The 51-year-old is currently serving multiple prison sentences in Tehran’s Evin Prison, amounting to nearly 12 years of incarceration. She has been subject to a series of prison sentences since 1998, linked to her work with the Defenders of Human Rights Centre. She had been released in October 2020, after serving eight years of a previous sentence, but she was subsequently rearrested on propaganda and defamation charges. These charges included her nomination for the Nobel Peace Prize, which was deemed to be “espionage for a hostile state.”
Mohammadi was hospitalized in 2022, due to heart and lung conditions, and underwent emergency surgery. She was briefly released on medical furlough but later returned to prison. According to her family, she was due to have a medical appointment with a heart specialist on October 12, but her refusal to wear the hijab meant that the visit was canceled by prison authorities.

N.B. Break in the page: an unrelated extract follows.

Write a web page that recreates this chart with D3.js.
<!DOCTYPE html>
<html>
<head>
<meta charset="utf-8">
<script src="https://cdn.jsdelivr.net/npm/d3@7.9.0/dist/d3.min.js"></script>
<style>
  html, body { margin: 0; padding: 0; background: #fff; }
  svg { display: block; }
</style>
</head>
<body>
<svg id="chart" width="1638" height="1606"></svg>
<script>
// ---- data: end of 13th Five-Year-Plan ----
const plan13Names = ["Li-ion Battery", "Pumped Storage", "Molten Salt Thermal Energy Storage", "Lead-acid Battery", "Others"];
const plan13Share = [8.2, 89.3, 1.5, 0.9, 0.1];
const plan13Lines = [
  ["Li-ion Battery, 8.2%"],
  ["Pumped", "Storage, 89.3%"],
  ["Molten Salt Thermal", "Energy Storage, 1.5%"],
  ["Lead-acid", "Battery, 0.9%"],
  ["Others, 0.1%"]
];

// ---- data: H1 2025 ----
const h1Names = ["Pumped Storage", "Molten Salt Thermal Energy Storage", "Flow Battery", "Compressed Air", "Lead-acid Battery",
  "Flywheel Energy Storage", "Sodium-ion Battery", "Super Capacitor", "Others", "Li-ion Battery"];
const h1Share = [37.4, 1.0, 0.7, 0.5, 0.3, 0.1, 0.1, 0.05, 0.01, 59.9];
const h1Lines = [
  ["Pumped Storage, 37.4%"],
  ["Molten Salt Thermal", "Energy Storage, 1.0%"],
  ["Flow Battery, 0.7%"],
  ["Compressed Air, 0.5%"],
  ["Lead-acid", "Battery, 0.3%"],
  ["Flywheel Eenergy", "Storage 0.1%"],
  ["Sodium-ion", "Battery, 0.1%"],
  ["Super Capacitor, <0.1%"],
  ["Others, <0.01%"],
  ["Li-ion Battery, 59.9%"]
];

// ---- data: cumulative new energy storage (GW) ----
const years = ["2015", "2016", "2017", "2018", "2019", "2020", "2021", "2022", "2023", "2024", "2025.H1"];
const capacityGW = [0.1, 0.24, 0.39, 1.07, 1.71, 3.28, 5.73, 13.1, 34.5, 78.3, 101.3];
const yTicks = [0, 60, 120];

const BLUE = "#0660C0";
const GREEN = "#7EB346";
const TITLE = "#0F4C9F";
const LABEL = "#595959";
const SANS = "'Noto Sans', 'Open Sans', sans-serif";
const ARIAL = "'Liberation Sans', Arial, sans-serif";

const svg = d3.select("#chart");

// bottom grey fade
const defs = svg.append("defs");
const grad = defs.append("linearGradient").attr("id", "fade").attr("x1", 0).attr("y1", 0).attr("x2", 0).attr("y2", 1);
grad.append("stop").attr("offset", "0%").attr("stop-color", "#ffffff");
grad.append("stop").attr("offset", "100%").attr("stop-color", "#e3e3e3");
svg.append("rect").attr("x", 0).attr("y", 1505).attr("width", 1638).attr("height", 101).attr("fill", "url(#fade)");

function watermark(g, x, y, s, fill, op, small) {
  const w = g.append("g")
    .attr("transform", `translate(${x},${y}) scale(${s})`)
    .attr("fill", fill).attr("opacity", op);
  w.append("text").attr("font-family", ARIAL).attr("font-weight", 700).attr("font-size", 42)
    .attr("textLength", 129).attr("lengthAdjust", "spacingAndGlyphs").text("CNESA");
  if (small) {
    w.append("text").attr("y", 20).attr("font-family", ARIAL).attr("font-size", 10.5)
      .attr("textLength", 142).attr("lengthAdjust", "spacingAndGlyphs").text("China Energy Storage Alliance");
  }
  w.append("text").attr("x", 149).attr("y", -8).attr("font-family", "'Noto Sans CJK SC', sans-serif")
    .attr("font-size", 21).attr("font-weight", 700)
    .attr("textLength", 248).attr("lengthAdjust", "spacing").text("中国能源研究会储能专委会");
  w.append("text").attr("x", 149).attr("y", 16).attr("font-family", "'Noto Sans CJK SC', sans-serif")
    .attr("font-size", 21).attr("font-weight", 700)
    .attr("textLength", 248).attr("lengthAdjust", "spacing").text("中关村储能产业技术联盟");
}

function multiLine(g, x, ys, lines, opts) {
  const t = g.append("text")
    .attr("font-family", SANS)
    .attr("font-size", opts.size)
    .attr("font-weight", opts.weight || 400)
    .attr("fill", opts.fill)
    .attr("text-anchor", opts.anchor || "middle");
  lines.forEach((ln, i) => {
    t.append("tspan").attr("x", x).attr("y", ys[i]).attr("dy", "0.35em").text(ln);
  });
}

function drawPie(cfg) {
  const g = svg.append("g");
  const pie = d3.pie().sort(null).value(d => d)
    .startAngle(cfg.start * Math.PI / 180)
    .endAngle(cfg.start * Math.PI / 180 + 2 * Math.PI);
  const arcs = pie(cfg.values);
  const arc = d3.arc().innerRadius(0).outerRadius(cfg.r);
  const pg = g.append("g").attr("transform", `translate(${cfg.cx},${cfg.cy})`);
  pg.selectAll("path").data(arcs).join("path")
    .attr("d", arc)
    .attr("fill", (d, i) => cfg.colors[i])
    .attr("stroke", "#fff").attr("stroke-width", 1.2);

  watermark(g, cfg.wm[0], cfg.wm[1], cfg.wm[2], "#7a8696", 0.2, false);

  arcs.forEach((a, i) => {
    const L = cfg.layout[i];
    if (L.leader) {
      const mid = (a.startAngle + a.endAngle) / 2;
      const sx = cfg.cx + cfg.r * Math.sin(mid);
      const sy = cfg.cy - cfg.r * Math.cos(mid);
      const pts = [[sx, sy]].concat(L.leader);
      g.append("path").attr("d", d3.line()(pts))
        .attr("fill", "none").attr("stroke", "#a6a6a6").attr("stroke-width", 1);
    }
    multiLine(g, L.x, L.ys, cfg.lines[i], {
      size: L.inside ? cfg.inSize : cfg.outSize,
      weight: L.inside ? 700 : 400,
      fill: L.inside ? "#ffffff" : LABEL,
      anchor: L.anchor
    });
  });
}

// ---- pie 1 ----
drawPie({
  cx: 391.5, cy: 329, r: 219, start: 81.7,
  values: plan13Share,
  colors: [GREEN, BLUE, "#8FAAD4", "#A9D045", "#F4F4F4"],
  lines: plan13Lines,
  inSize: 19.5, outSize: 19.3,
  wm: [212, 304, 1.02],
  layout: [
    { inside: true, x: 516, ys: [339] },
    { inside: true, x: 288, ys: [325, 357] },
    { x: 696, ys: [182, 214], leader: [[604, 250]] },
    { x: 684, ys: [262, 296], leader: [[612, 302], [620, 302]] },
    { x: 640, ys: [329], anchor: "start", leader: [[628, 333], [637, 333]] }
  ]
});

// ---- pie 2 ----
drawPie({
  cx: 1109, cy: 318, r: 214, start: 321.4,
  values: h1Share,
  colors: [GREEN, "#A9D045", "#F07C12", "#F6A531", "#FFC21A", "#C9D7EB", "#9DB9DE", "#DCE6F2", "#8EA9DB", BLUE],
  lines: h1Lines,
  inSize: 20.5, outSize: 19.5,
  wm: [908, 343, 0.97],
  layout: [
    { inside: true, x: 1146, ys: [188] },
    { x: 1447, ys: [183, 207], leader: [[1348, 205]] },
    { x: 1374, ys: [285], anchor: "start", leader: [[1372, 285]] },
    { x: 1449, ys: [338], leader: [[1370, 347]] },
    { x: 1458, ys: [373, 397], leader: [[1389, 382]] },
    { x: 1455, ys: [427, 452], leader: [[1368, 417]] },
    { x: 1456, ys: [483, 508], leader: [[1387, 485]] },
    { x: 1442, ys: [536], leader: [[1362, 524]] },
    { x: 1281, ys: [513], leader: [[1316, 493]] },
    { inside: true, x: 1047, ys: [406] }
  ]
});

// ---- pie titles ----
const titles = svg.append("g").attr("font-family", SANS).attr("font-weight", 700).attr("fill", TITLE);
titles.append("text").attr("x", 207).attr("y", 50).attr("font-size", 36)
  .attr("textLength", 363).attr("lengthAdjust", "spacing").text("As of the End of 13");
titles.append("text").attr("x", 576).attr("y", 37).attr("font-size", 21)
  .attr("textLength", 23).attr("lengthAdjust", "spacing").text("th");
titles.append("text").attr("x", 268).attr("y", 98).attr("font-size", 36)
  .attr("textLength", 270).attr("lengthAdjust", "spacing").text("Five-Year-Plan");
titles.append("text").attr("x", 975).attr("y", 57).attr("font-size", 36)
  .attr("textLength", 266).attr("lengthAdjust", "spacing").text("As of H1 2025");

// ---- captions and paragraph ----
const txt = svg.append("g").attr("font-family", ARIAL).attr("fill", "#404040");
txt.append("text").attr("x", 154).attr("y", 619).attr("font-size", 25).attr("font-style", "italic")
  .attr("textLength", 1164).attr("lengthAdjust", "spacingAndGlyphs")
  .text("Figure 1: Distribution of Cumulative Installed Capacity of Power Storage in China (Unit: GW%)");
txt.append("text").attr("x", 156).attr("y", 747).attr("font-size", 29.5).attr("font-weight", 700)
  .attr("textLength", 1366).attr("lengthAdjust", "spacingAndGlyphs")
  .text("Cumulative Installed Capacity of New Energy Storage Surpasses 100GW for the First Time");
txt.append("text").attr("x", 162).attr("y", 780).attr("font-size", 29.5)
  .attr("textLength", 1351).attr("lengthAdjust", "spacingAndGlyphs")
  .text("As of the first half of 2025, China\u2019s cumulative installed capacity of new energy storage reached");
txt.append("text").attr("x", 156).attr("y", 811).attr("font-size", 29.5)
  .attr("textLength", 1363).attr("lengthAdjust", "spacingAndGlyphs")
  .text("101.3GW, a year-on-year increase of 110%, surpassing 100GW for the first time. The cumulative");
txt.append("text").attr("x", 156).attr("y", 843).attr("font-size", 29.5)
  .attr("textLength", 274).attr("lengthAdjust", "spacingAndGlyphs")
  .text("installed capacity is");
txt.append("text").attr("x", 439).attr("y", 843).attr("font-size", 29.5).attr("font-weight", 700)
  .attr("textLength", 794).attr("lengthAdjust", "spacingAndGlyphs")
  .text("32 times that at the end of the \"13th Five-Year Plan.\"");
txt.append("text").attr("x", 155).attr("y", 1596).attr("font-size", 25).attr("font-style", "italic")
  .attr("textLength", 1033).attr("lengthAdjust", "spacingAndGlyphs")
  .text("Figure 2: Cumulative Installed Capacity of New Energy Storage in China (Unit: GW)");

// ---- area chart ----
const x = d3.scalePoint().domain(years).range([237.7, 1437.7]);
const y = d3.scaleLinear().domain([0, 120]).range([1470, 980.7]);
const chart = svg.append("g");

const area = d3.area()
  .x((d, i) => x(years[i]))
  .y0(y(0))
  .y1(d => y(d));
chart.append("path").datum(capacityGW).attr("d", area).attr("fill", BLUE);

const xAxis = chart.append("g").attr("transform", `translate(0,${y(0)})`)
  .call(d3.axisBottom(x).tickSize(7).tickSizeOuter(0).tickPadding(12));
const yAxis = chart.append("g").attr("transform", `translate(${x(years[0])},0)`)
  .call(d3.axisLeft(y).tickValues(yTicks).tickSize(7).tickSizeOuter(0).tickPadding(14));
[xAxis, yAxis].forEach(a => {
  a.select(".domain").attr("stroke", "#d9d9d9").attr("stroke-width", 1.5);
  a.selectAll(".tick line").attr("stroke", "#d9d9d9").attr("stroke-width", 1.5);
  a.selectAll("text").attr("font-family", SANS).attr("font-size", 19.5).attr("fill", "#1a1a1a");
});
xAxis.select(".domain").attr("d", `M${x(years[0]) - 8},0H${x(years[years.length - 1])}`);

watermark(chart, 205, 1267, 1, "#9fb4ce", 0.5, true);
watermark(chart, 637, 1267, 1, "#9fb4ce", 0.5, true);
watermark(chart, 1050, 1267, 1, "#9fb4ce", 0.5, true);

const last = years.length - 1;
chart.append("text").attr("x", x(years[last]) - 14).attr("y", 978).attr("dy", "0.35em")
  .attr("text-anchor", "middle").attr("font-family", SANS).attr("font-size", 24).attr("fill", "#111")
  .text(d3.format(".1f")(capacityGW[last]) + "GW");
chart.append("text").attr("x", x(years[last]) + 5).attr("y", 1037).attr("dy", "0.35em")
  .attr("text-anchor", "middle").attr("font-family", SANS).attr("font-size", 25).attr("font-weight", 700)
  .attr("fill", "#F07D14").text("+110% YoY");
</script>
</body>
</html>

Mohammadi has been vocal throughout her prison terms and has advocated for the rights of prisoners. As per her family’s account on Twitter, the hunger strike is in direct protest of the “Islamic Republic’s policy of delaying and neglecting medical care for sick inmates, resulting in the loss of the health and lives of individuals” and the “policy of ‘death’ or ‘mandatory hijab’ for Iranian women.”